İmam Hüseyin döneminde; Allah’ın lanetli kulu Yezit tarafında İslam’ın hükümleri değiştirilmekte, haramlar helal, helaller haram olarak keyfi değişimlere tabi tutulmaktaydı.

İnsanoğlunun fıtratında var olan kolayı ve rahatlığı tercih sebebiyle bidatler o kadar artmış, haktan sapışlar o kadar çoğalmıştı ki nerdeyse Hz. Muhammed’in (s.a.a.) bıraktığı tevhit ve birlik, yerini parçalanma ve yok olmaya bırakmıştı.

Müslümanların birliğini temin etmek için canı pahasına bir kıyamı İmam Hüseyin’den başka birinin ortaya koyması mümkün görünmemekteydi. Ve O kendine yakışan imani duruşu sergiledi.  Bu duruş ve ortaya konan kıyam, küfrün ve batılın kırılma noktasıdır.

Prof. Dr. Haydar Baş Hocamız, kaleme aldığı Ehl-i Beyt külliyatıyla ve özellikle de İmam Hüseyin ile alakalı eserinde, İmam Hüseyin’in kıyamını ve verilmek istenen mesajları enine boyuna tahlil etmiş, Müslümanlara yol göstermiştir.

İmam Hüseyin eserinde, İmam Hüseyin’in kıyamının, Müslümanları tevhidin merkezi Ehl-i Beyt çatısı altında birleştirmek maksadını güttüğü yolunda tespiti çok önemlidir.

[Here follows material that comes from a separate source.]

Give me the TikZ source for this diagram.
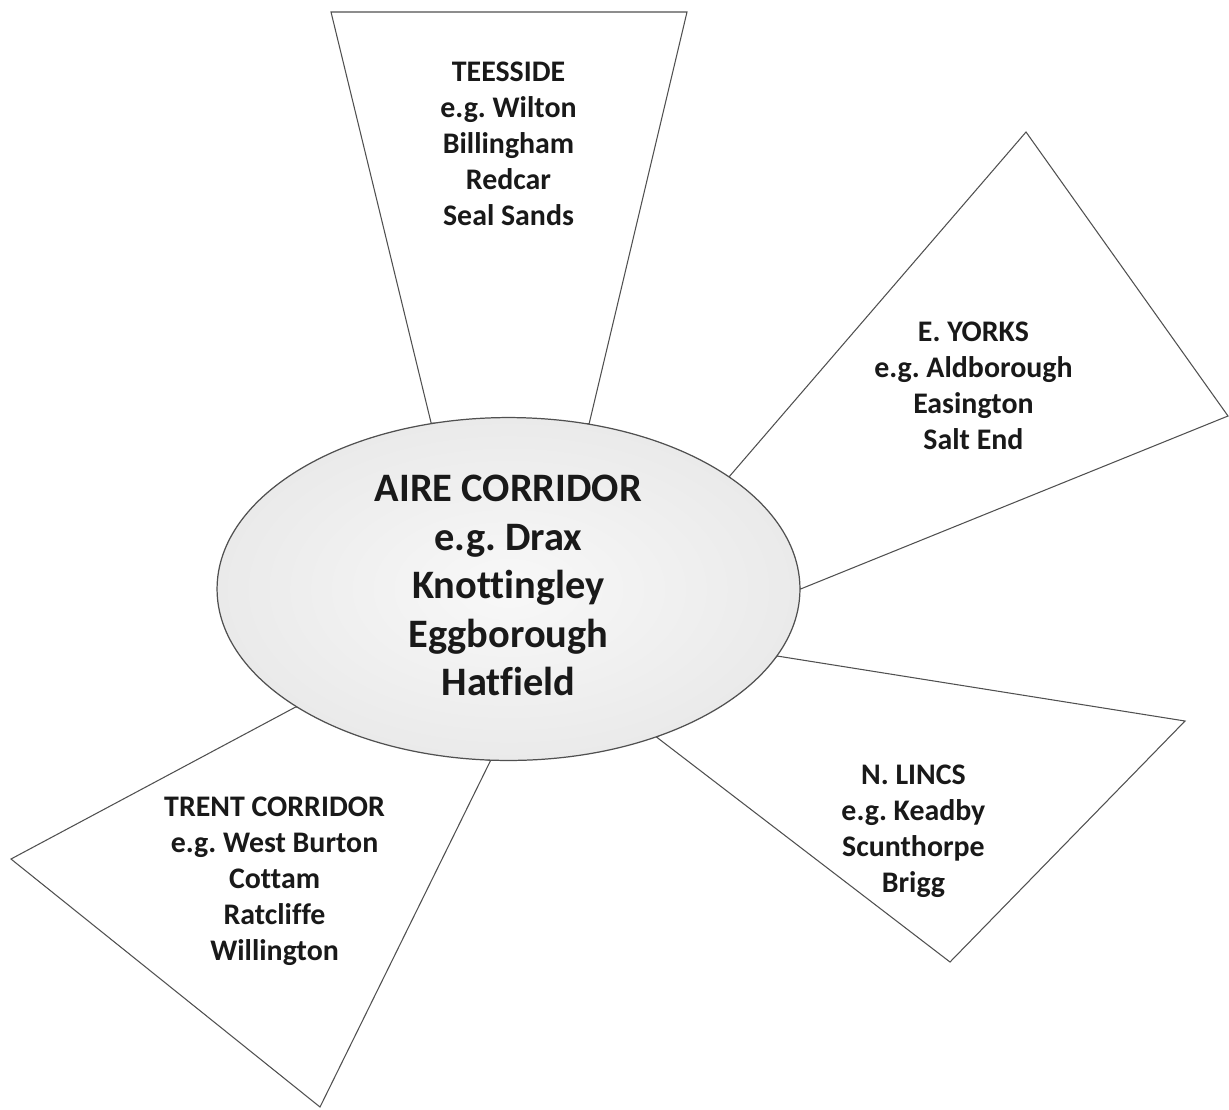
\documentclass[tikz,border=0pt]{standalone}
\usepackage{fontspec}
\setmainfont{Carlito}[Ligatures={NoCommon}]
\usepackage{tikz}
\usetikzlibrary{shapes,positioning,backgrounds}
\usepackage{xcolor}
\definecolor{dfline}{RGB}{80,80,80}
\definecolor{dftext}{RGB}{25,25,25}
\definecolor{dfhubin}{RGB}{248,248,248}
\definecolor{dfhubout}{RGB}{234,234,234}
\tikzstyle{zone} = [draw=dfline, fill=white, line width=0.6pt, line join=miter]
\tikzstyle{hub} = [ellipse, minimum width=11.66cm, minimum height=6cm, inner sep=0pt, text centered, draw=dfline, line width=0.7pt, inner color=dfhubin, outer color=dfhubout, text=dftext, font=\fontsize{23}{27.6}\selectfont\bfseries\frenchspacing]
\tikzstyle{sites} = [text centered, inner sep=0pt, text=dftext, font=\fontsize{17}{20.5}\selectfont\bfseries\frenchspacing]

\begin{document}
\begin{tikzpicture}[x=0.02cm, y=-0.02cm]
\useasboundingbox (0,0) rectangle (1229,1109);
% Hub
\node (hub) [hub] at (508.5,589) {
\begin{tabular}{@{}c@{}}
AIRE CORRIDOR\\
e.g. Drax\\
Knottingley\\
Eggborough\\
Hatfield
\end{tabular}
};

% Regions
\node (teesside) [sites, above of=hub, node distance=8.86cm] {
\begin{tabular}{@{}c@{}}
TEESSIDE\\
e.g. Wilton\\
Billingham\\
Redcar\\
Seal Sands
\end{tabular}
};

\node (eyorks) [sites, right of=hub, node distance=9.3cm, yshift=4.02cm] {
\begin{tabular}{@{}c@{}}
E. YORKS\\
e.g. Aldborough\\
Easington\\
Salt End
\end{tabular}
};

\node (nlincs) [sites, right of=hub, node distance=8.1cm, yshift=-4.84cm] {
\begin{tabular}{@{}c@{}}
N. LINCS\\
e.g. Keadby\\
Scunthorpe\\
Brigg
\end{tabular}
};

\node (trent) [sites, left of=hub, node distance=4.68cm, yshift=-5.84cm] {
\begin{tabular}{@{}c@{}}
TRENT CORRIDOR\\
e.g. West Burton\\
Cottam\\
Ratcliffe\\
Willington
\end{tabular}
};

% Funnels
\begin{scope}[on background layer]
\draw[zone] (hub.115.6) -- (331,12) -- (687,12) -- (hub.64.1) -- cycle;
\draw[zone] (hub.27.5) -- (1026,132) -- (1228,416) -- (hub.0.5) -- cycle;
\draw[zone] (hub.346.3) -- (1185,721) -- (950,962) -- (hub.315.6) -- cycle;
\draw[zone] (hub.264.3) -- (320,1107) -- (11,859) -- (hub.209.9) -- cycle;
\end{scope}
\end{tikzpicture}
\end{document}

Eserden ilgili bölümü aktaralım:

İmam Hüseyin (a.s.) için kanını bilerek akıttı şeklinde görüşte bulunanlar vardır. Ancak bir düşünün; eğer İmam Hüseyin (a.s.) sessiz kalmaya devam etse ve eceli ile ölseydi bugüne kadar devam eden etkiyi sağlayabilir miydi? Asla.

Onun kanı en kıymetli zamanda, en kutsal iş için akmıştır. İmam Hüseyin’in canı pahasına duruşu, küfre, bâtıla ve zulme karşı, Resulullah’ın istikametinde hakkı temsil etme duruşudur. Gerçek mü’minlerin ve elbette ki Ehl-i Beyt imamlarının vazifesi, Kur’an ve Sünnet çizgisini diğer nesillere aktarmaktır. İmam Hüseyin (a.s.) için bunun tek yolu ölüme gitmekti ve bunu başarı ile yaptı.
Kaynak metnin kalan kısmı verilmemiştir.